Several Big Bend locals also pitched in to help. Brown’s neighbor on the Ranch, White Bear, lent his time and his animals to the film. Scott Teppe of Fort Davis’s Rattlers and Reptiles served as the dedicated snake wrangler. Will Drawe, formerly of the Brewster County Sheriff’s Office, brought his day job to the big screen, donning the official uniform alongside location manager Buckner Cooke, who also served double duty as a deputy.
The locals also had plenty to teach about the realities of life on the border. On a pre-filming scouting trip, Brown and Wagner took a rafting trip down the Rio Grande where they docked briefly in Mexico.
Wagner hadn’t previously understood just how fluid — pun intended — the border was. After accidentally sacrificing a pair of flip flops to the mud, he reflected on how both sides of the canyon were mirror images. “It’s the same land over here that it is on the other side,” he said. “It made the whole idea of a hard border — or God forbid, a wall — seem comical.”
The crew called it a wrap in 2020, and the film headed into post-production. Its premiere was delayed by two wildly infectious factors: the COVID-19 pandemic and the global craze over Taylor Swift.
Debuting their baby in pandemic-era virtual screenings didn’t feel right, so they waited out festival and awards cycles until flesh-and-blood audiences returned to theatres.
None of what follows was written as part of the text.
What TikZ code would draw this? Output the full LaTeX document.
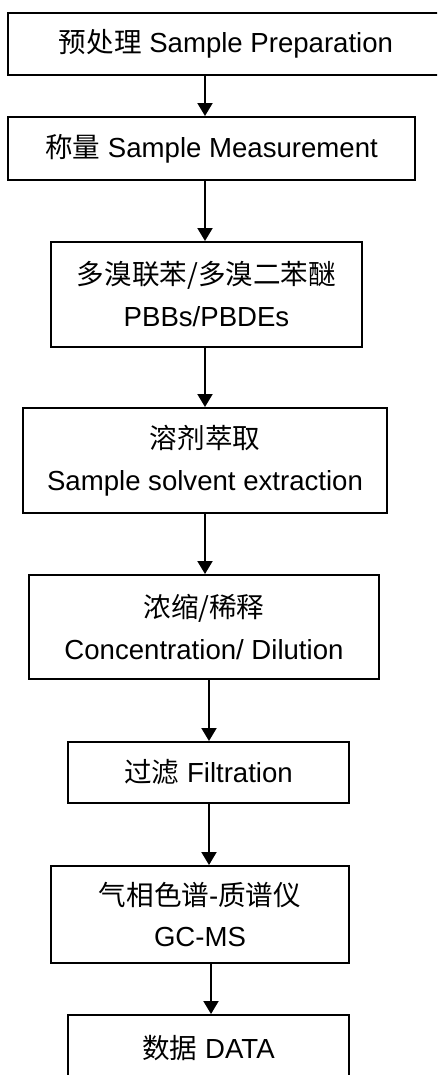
\documentclass[tikz,border=0pt]{standalone}
\usepackage{fontspec}
\setmainfont{Liberation Sans}
\newfontfamily\cjk{Noto Sans CJK SC}
\usetikzlibrary{arrows.meta,positioning}

\tikzset{
  stepbox/.style={draw, line width=1.1pt, align=center, inner sep=0pt,
    font=\fontsize{15.7}{23.9}\selectfont},
  flow/.style={line width=1.1pt, -{Triangle[width=0.3cm,length=0.26cm]}}
}

\begin{document}
\begin{tikzpicture}[x=0.02cm,y=-0.02cm]
\useasboundingbox (0,0) rectangle (437,1075);
\clip (0,0) rectangle (437,1075);
% process steps
\node[stepbox, minimum width=8.72cm, minimum height=1.24cm] (b1) at (226,44)
  {{\cjk 预处理} Sample Preparation};
\node[stepbox, minimum width=8.14cm, minimum height=1.26cm] (b2) at (211.5,148.5)
  {{\cjk 称量} Sample Measurement};
\node[stepbox, minimum width=6.22cm, minimum height=2.10cm] (b3) at (206.5,294.5)
  {{\cjk 多溴联苯/多溴二苯醚}\\PBBs/PBDEs};
\node[stepbox, minimum width=7.28cm, minimum height=2.10cm] (b4) at (205,460.5)
  {{\cjk 溶剂萃取}\\Sample solvent extraction};
\node[stepbox, minimum width=7.00cm, minimum height=2.08cm] (b5) at (204,627)
  {{\cjk 浓缩/稀释}\\Concentration/ Dilution};
\node[stepbox, minimum width=5.62cm, minimum height=1.22cm] (b6) at (208.5,772.5)
  {{\cjk 过滤} Filtration};
\node[stepbox, minimum width=5.96cm, minimum height=1.94cm] (b7) at (200,914.5)
  {{\cjk 气相色谱}-{\cjk 质谱仪}\\GC-MS};
\node[stepbox, minimum width=5.62cm, minimum height=1.32cm] (b8) at (208.5,1048)
  {{\cjk 数据} DATA};
% arrows
\foreach \a/\b/\x in {b1/b2/205, b2/b3/205, b3/b4/205, b4/b5/205,
                      b5/b6/209, b6/b7/209, b7/b8/211}{
  \coordinate (ax) at (\x,0);
  \draw[flow] (\a.south -| ax) -- (\b.north -| ax);
}
\end{tikzpicture}
\end{document}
They set a date for 2023, only to have the surprise drop of Swift’s Eras Tour film set them — and many other smaller productions looking to generate buzz — back even further. “It wrought havoc with everyone’s release schedule,” Wagner explained.
Last summer, the film finally started trickling down a circuit of big screens from New York and Los Angeles. This weekend’s screening marks the last official premiere of the movie before it hits online streaming services.
The duo hope that their “love letter to Terlingua” is well received by the desert rats who welcomed them as one of their own. “It’s a place that makes you feel a part of something bigger,” Brown said.
Free screenings of the film will be hosted on Friday, January 24, at 7 p.m. and Saturday, January 25, at 4 p.m., both in the Cinnabar Theatre on Fire Station Road in Study Butte (turnoff just north of Big Bend Boating & Hiking.) Brown will attend the screenings for a Q&A. After Friday’s showing, all are invited to a celebration at the Boathouse in the Ghost Town beginning at 9:30 p.m.